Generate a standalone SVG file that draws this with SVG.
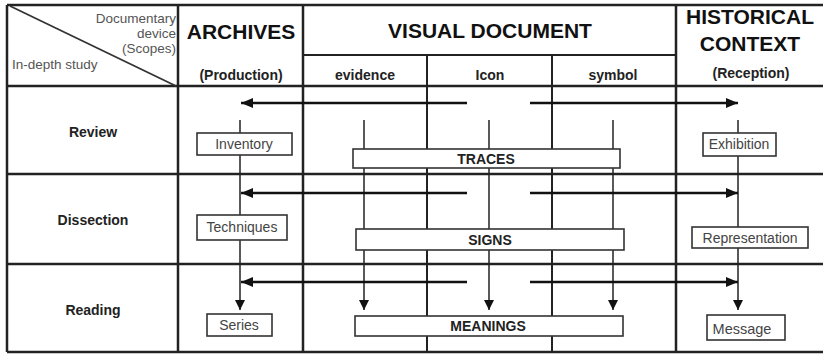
<svg xmlns="http://www.w3.org/2000/svg" width="823" height="354" viewBox="0 0 823 354">
<defs>
<style>
.grid{stroke:#222;stroke-width:2.5;fill:none}
.sub{stroke:#222;stroke-width:2;fill:none}
.flow{stroke:#222;stroke-width:1.5;fill:none}
.harr{stroke:#111;stroke-width:2.5;fill:none}
.box{fill:#fff;stroke:#333;stroke-width:1.6}
.big{font-family:"Liberation Sans",Arial,sans-serif;font-weight:bold;font-size:21px;fill:#111;text-anchor:middle}
.hd{font-family:"Liberation Sans",Arial,sans-serif;font-weight:bold;font-size:14px;fill:#222;text-anchor:middle}
.row{font-family:"Liberation Sans",Arial,sans-serif;font-weight:bold;font-size:14px;fill:#222;text-anchor:middle}
.corner{font-family:"Liberation Sans",Arial,sans-serif;font-size:13.5px;fill:#555}
.lbl{font-family:"Liberation Sans",Arial,sans-serif;font-size:14px;fill:#444;text-anchor:middle}
.blbl{font-family:"Liberation Sans",Arial,sans-serif;font-weight:bold;font-size:14px;fill:#222;text-anchor:middle}
</style>
<marker id="ah" viewBox="0 0 12 10" refX="12" refY="5" markerWidth="12" markerHeight="10" markerUnits="userSpaceOnUse" orient="auto">
<path d="M0,0 L12,5 L0,10 z" fill="#111"/>
</marker>
<marker id="av" viewBox="0 0 10 10" refX="10" refY="5" markerWidth="10" markerHeight="10" markerUnits="userSpaceOnUse" orient="auto">
<path d="M0,0 L10,5 L0,10 z" fill="#111"/>
</marker>
</defs>
<rect width="823" height="354" fill="#fff"/>
<g id="table">
<line class="grid" x1="7" y1="5" x2="823" y2="5"/>
<line class="grid" x1="7" y1="86" x2="823" y2="86"/>
<line class="grid" x1="7" y1="174" x2="823" y2="174"/>
<line class="grid" x1="7" y1="264" x2="823" y2="264"/>
<line class="grid" x1="7" y1="352" x2="823" y2="352"/>
<line class="grid" x1="7" y1="5" x2="7" y2="352"/>
<line class="grid" x1="178" y1="5" x2="178" y2="352"/>
<line class="grid" x1="303" y1="5" x2="303" y2="352"/>
<line class="grid" x1="676" y1="5" x2="676" y2="352"/>
<line class="sub" x1="303" y1="55" x2="676" y2="55"/>
<line class="sub" x1="427" y1="55" x2="427" y2="352"/>
<line class="sub" x1="552" y1="55" x2="552" y2="352"/>
<line stroke="#333" stroke-width="1.8" x1="10" y1="6" x2="176" y2="86"/>
</g>
<g id="corner-header">
<text class="corner" x="176" y="23" text-anchor="end">Documentary</text>
<text class="corner" x="176" y="38" text-anchor="end">device</text>
<text class="corner" x="176" y="53" text-anchor="end">(Scopes)</text>
<text class="corner" x="12" y="69">In-depth study</text>
</g>
<g id="archives-header">
<text class="big" x="241" y="39">ARCHIVES</text>
<text class="hd" x="241" y="80">(Production)</text>
</g>
<g id="visual-header">
<text class="big" x="490" y="38">VISUAL DOCUMENT</text>
<text class="hd" x="365" y="80">evidence</text>
<text class="hd" x="490" y="80">Icon</text>
<text class="hd" x="613" y="80">symbol</text>
</g>
<g id="historical-header">
<text class="big" x="750" y="24">HISTORICAL</text>
<text class="big" x="750" y="51">CONTEXT</text>
<text class="hd" x="751" y="78">(Reception)</text>
</g>
<g id="row-labels">
<text class="row" x="93" y="137">Review</text>
<text class="row" x="93" y="225">Dissection</text>
<text class="row" x="93" y="315">Reading</text>
</g>
<g id="connectors">
<line class="flow" x1="240" y1="120" x2="240" y2="310" marker-end="url(#av)"/>
<line class="flow" x1="364" y1="120" x2="364" y2="310" marker-end="url(#av)"/>
<line class="flow" x1="489" y1="120" x2="489" y2="310" marker-end="url(#av)"/>
<line class="flow" x1="613" y1="120" x2="613" y2="310" marker-end="url(#av)"/>
<line class="flow" x1="738" y1="120" x2="738" y2="310" marker-end="url(#av)"/>
<line class="harr" x1="467" y1="103" x2="241" y2="103" marker-end="url(#ah)"/>
<line class="harr" x1="530" y1="103" x2="738" y2="103" marker-end="url(#ah)"/>
<line class="harr" x1="467" y1="193" x2="241" y2="193" marker-end="url(#ah)"/>
<line class="harr" x1="530" y1="193" x2="738" y2="193" marker-end="url(#ah)"/>
<line class="harr" x1="467" y1="282" x2="241" y2="282" marker-end="url(#ah)"/>
<line class="harr" x1="530" y1="282" x2="738" y2="282" marker-end="url(#ah)"/>
</g>
<g id="inventory"><rect class="box" x="197" y="133" width="95" height="22"/><text class="lbl" x="244" y="149">Inventory</text></g>
<g id="traces"><rect class="box" x="353" y="149" width="267" height="19"/><text class="blbl" x="486" y="164">TRACES</text></g>
<g id="exhibition"><rect class="box" x="703" y="133" width="73" height="23"/><text class="lbl" x="739" y="149">Exhibition</text></g>
<g id="techniques"><rect class="box" x="197" y="215" width="90" height="25"/><text class="lbl" x="242" y="232">Techniques</text></g>
<g id="signs"><rect class="box" x="356" y="229" width="268" height="21"/><text class="blbl" x="490" y="245">SIGNS</text></g>
<g id="representation"><rect class="box" x="692" y="227" width="116" height="21"/><text class="lbl" x="750" y="243">Representation</text></g>
<g id="series"><rect class="box" x="207" y="314" width="65" height="22"/><text class="lbl" x="239" y="330">Series</text></g>
<g id="meanings"><rect class="box" x="355" y="316" width="268" height="20"/><text class="blbl" x="488" y="331">MEANINGS</text></g>
<g id="message"><rect class="box" x="707" y="315" width="78" height="25"/><text class="lbl" x="742" y="334" style="font-size:14.5px">Message</text></g>
</svg>
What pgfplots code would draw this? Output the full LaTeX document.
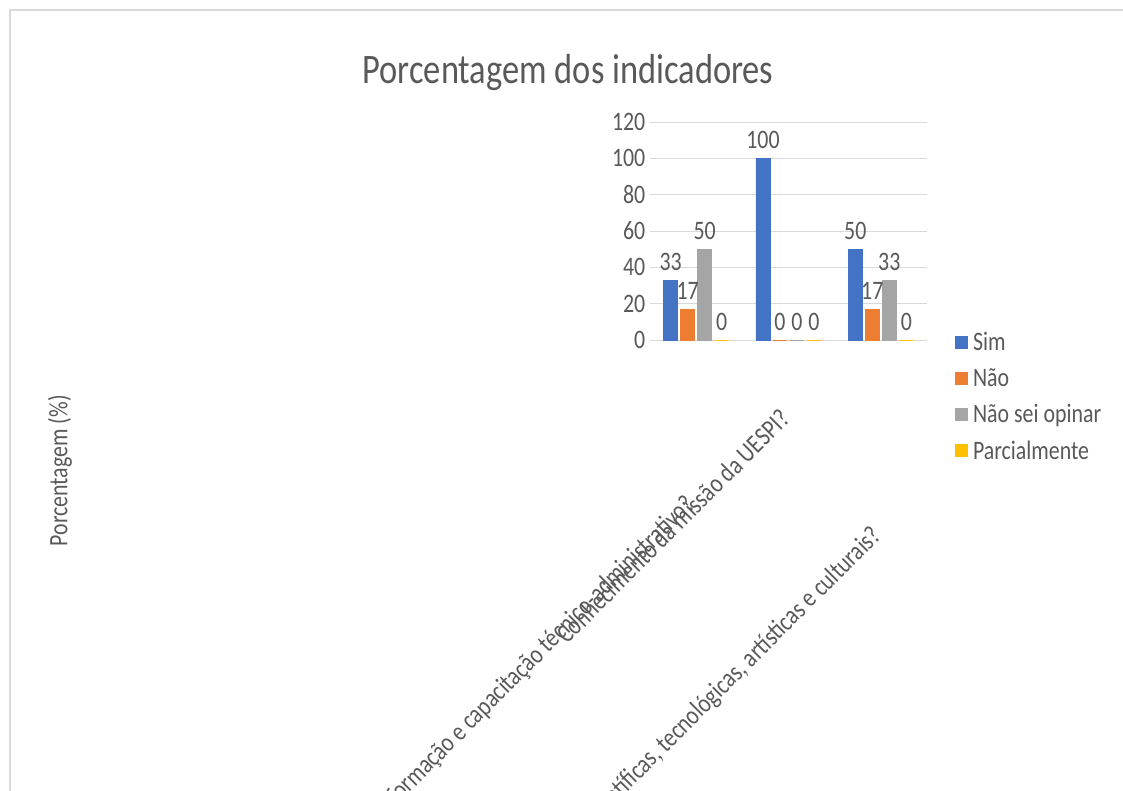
\documentclass[border=0pt]{standalone}
\usepackage{fontspec}
\setmainfont{Carlito}[FakeStretch=0.82]
\usepackage{pgfplots}
\pgfplotsset{compat=1.18}
\usetikzlibrary{calc}
\definecolor{csim}{HTML}{4472C4}
\definecolor{cnao}{HTML}{ED7D31}
\definecolor{cnsei}{HTML}{A5A5A5}
\definecolor{cparc}{HTML}{FFC000}
\definecolor{txt}{HTML}{595959}
\definecolor{gridc}{HTML}{D9D9D9}
\newcommand{\lbl}{\fontsize{20}{23}\selectfont}

\begin{document}
\begin{tikzpicture}
\begin{axis}[
    width=207.75pt, height=163.5pt, scale only axis,
    ybar=2.25pt, bar width=10.5pt,
    xmin=-0.5, xmax=2.5, ymin=0, ymax=120,
    ytick={0,20,...,120}, xtick=\empty,
    major tick length=0pt,
    axis line style={draw=none},
    ymajorgrids, grid style={draw=gridc, line width=0.75pt},
    tick label style={font=\lbl, text=txt},
    /pgf/number format/assume math mode=true,
    nodes near coords,
    nodes near coords style={font=\lbl, text=txt, inner sep=7pt},
    clip=false,
    title={Porcentagem dos indicadores},
    title style={at={(rel axis cs:-0.296,1.19)}, anchor=center,
        font=\fontsize{31.5}{36}\selectfont, text=txt},
    ylabel={Porcentagem (\%)},
    ylabel style={at={(rel axis cs:-2.13,-0.60)}, anchor=center, font=\lbl, text=txt},
    legend style={at={(rel axis cs:1.10,0.05)}, anchor=north west, draw=none,
        font=\lbl, text=txt, row sep=8pt, inner sep=0pt,
        nodes={inner xsep=4pt}},
    legend cell align=left,
    legend image code/.code={\fill[#1] (0pt,-4.5pt) rectangle (9pt,4.5pt);},
]
\addplot[fill=csim, draw=csim, line width=0.6pt] coordinates {(0,33) (1,100) (2,50)};
\addplot[fill=cnao, draw=cnao, line width=0.6pt] coordinates {(0,17) (1,0) (2,17)};
\addplot[fill=cnsei, draw=cnsei, line width=0.6pt] coordinates {(0,50) (1,0) (2,33)};
\addplot[fill=cparc, draw=cparc, line width=0.6pt] coordinates {(0,0) (1,0) (2,0)};
\legend{Sim, Não, Não sei opinar, Parcialmente}
\coordinate (O) at (rel axis cs:0,0);
\node[rotate=45, anchor=north east, inner sep=0pt, font=\lbl, text=txt]
    at (axis cs:-0.14,-84) {formação e capacitação técnico-administrativo?};
\node[rotate=45, anchor=north east, inner sep=0pt, font=\lbl, text=txt]
    at (axis cs:0.89,-37) {Conhecimento da missão da UESPI?};
\node[rotate=45, anchor=north east, inner sep=0pt, font=\lbl, text=txt]
    at (axis cs:1.88,-101) {científicas, tecnológicas, artísticas e culturais?};
\end{axis}
\draw[gray!30, line width=0.9pt] ($(O)+(-480pt,247.5pt)$) rectangle ($(O)+(420pt,-420pt)$);
\pgfresetboundingbox
\useasboundingbox ($(O)+(-487.5pt,-337.5pt)$) rectangle ($(O)+(354.75pt,255pt)$);
\end{tikzpicture}
\end{document}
* * * *
*STATED TASK:*
Only the number is wanted: how many lines in the data include the string "this"?

*CORRECT RESULT:*
2